■ **WORK TO COMPLETE**
Below you will find a set of lines. Repeat them all exactly.

■ **DATASET EXTRACT**
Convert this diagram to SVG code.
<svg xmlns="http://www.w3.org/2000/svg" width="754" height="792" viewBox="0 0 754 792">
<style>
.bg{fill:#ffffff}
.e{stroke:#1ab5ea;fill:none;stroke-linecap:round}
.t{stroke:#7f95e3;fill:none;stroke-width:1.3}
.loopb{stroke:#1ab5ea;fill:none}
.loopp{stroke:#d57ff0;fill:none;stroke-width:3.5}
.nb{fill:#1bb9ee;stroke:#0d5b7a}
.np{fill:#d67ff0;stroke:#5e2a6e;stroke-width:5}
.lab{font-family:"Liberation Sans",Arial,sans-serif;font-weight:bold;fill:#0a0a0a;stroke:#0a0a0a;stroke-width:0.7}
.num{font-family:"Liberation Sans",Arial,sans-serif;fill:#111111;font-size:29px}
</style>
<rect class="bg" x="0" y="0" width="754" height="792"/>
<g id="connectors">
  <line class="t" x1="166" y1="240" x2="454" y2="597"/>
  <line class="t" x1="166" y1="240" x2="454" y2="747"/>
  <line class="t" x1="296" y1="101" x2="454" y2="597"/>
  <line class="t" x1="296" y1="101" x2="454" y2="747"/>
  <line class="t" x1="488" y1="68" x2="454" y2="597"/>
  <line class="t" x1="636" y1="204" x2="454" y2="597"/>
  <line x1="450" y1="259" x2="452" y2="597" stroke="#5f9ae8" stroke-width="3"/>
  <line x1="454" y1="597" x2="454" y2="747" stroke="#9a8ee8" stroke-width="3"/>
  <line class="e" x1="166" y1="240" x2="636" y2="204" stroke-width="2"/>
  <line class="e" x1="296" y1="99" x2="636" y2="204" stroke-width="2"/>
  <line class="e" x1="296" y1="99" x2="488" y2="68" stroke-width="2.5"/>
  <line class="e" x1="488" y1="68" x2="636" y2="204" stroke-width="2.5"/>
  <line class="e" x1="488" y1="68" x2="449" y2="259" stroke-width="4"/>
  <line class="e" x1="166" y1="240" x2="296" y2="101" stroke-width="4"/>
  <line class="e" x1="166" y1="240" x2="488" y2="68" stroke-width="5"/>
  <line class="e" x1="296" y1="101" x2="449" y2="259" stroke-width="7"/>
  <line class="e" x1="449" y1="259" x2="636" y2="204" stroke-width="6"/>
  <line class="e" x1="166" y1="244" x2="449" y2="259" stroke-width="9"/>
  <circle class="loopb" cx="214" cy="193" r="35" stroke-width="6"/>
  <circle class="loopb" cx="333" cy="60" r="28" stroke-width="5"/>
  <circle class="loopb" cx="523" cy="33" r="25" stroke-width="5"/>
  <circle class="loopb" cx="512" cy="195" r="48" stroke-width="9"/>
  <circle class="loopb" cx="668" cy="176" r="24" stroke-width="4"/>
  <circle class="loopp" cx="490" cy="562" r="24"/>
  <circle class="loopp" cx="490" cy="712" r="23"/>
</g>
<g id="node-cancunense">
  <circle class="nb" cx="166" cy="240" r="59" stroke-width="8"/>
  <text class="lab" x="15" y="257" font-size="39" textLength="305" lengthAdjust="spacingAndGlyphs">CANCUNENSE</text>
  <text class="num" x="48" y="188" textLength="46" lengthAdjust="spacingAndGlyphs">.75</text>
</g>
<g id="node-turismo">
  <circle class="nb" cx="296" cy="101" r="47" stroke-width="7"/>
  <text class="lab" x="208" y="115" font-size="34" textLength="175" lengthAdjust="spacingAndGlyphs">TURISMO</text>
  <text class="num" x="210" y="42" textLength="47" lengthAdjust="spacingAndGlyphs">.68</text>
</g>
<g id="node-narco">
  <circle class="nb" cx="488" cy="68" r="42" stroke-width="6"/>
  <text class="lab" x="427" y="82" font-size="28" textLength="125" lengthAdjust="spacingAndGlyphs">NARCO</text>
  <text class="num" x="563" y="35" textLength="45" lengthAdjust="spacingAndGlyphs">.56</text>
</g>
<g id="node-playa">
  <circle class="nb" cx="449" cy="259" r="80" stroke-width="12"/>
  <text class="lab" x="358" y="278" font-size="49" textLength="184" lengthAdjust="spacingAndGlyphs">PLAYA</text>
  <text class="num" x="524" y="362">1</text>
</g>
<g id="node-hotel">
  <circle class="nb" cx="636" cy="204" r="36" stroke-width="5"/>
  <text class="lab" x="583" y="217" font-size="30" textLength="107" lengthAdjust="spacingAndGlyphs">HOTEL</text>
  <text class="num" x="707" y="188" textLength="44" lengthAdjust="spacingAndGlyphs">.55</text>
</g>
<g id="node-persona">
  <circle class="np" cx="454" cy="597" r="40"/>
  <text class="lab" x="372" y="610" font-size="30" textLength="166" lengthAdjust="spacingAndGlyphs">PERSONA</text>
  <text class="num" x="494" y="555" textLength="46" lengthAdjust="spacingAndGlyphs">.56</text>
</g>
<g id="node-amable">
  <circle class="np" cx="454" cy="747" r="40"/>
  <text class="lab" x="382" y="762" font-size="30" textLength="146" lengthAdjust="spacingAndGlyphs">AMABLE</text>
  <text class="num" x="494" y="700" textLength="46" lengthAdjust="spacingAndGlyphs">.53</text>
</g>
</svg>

■ **EXERCISE RESPONSE**
Convert this diagram to SVG code.
<svg xmlns="http://www.w3.org/2000/svg" width="754" height="792" viewBox="0 0 754 792">
<style>
.bg{fill:#ffffff}
.e{stroke:#1ab5ea;fill:none;stroke-linecap:round}
.t{stroke:#7f95e3;fill:none;stroke-width:1.3}
.loopb{stroke:#1ab5ea;fill:none}
.loopp{stroke:#d57ff0;fill:none;stroke-width:3.5}
.nb{fill:#1bb9ee;stroke:#0d5b7a}
.np{fill:#d67ff0;stroke:#5e2a6e;stroke-width:5}
.lab{font-family:"Liberation Sans",Arial,sans-serif;font-weight:bold;fill:#0a0a0a;stroke:#0a0a0a;stroke-width:0.7}
.num{font-family:"Liberation Sans",Arial,sans-serif;fill:#111111;font-size:29px}
</style>
<rect class="bg" x="0" y="0" width="754" height="792"/>
<g id="connectors">
  <line class="t" x1="166" y1="240" x2="454" y2="597"/>
  <line class="t" x1="166" y1="240" x2="454" y2="747"/>
  <line class="t" x1="296" y1="101" x2="454" y2="597"/>
  <line class="t" x1="296" y1="101" x2="454" y2="747"/>
  <line class="t" x1="488" y1="68" x2="454" y2="597"/>
  <line class="t" x1="636" y1="204" x2="454" y2="597"/>
  <line x1="450" y1="259" x2="452" y2="597" stroke="#5f9ae8" stroke-width="3"/>
  <line x1="454" y1="597" x2="454" y2="747" stroke="#9a8ee8" stroke-width="3"/>
  <line class="e" x1="166" y1="240" x2="636" y2="204" stroke-width="2"/>
  <line class="e" x1="296" y1="99" x2="636" y2="204" stroke-width="2"/>
  <line class="e" x1="296" y1="99" x2="488" y2="68" stroke-width="2.5"/>
  <line class="e" x1="488" y1="68" x2="636" y2="204" stroke-width="2.5"/>
  <line class="e" x1="488" y1="68" x2="449" y2="259" stroke-width="4"/>
  <line class="e" x1="166" y1="240" x2="296" y2="101" stroke-width="4"/>
  <line class="e" x1="166" y1="240" x2="488" y2="68" stroke-width="5"/>
  <line class="e" x1="296" y1="101" x2="449" y2="259" stroke-width="7"/>
  <line class="e" x1="449" y1="259" x2="636" y2="204" stroke-width="6"/>
  <line class="e" x1="166" y1="244" x2="449" y2="259" stroke-width="9"/>
  <circle class="loopb" cx="214" cy="193" r="35" stroke-width="6"/>
  <circle class="loopb" cx="333" cy="60" r="28" stroke-width="5"/>
  <circle class="loopb" cx="523" cy="33" r="25" stroke-width="5"/>
  <circle class="loopb" cx="512" cy="195" r="48" stroke-width="9"/>
  <circle class="loopb" cx="668" cy="176" r="24" stroke-width="4"/>
  <circle class="loopp" cx="490" cy="562" r="24"/>
  <circle class="loopp" cx="490" cy="712" r="23"/>
</g>
<g id="node-cancunense">
  <circle class="nb" cx="166" cy="240" r="59" stroke-width="8"/>
  <text class="lab" x="15" y="257" font-size="39" textLength="305" lengthAdjust="spacingAndGlyphs">CANCUNENSE</text>
  <text class="num" x="48" y="188" textLength="46" lengthAdjust="spacingAndGlyphs">.75</text>
</g>
<g id="node-turismo">
  <circle class="nb" cx="296" cy="101" r="47" stroke-width="7"/>
  <text class="lab" x="208" y="115" font-size="34" textLength="175" lengthAdjust="spacingAndGlyphs">TURISMO</text>
  <text class="num" x="210" y="42" textLength="47" lengthAdjust="spacingAndGlyphs">.68</text>
</g>
<g id="node-narco">
  <circle class="nb" cx="488" cy="68" r="42" stroke-width="6"/>
  <text class="lab" x="427" y="82" font-size="28" textLength="125" lengthAdjust="spacingAndGlyphs">NARCO</text>
  <text class="num" x="563" y="35" textLength="45" lengthAdjust="spacingAndGlyphs">.56</text>
</g>
<g id="node-playa">
  <circle class="nb" cx="449" cy="259" r="80" stroke-width="12"/>
  <text class="lab" x="358" y="278" font-size="49" textLength="184" lengthAdjust="spacingAndGlyphs">PLAYA</text>
  <text class="num" x="524" y="362">1</text>
</g>
<g id="node-hotel">
  <circle class="nb" cx="636" cy="204" r="36" stroke-width="5"/>
  <text class="lab" x="583" y="217" font-size="30" textLength="107" lengthAdjust="spacingAndGlyphs">HOTEL</text>
  <text class="num" x="707" y="188" textLength="44" lengthAdjust="spacingAndGlyphs">.55</text>
</g>
<g id="node-persona">
  <circle class="np" cx="454" cy="597" r="40"/>
  <text class="lab" x="372" y="610" font-size="30" textLength="166" lengthAdjust="spacingAndGlyphs">PERSONA</text>
  <text class="num" x="494" y="555" textLength="46" lengthAdjust="spacingAndGlyphs">.56</text>
</g>
<g id="node-amable">
  <circle class="np" cx="454" cy="747" r="40"/>
  <text class="lab" x="382" y="762" font-size="30" textLength="146" lengthAdjust="spacingAndGlyphs">AMABLE</text>
  <text class="num" x="494" y="700" textLength="46" lengthAdjust="spacingAndGlyphs">.53</text>
</g>
</svg>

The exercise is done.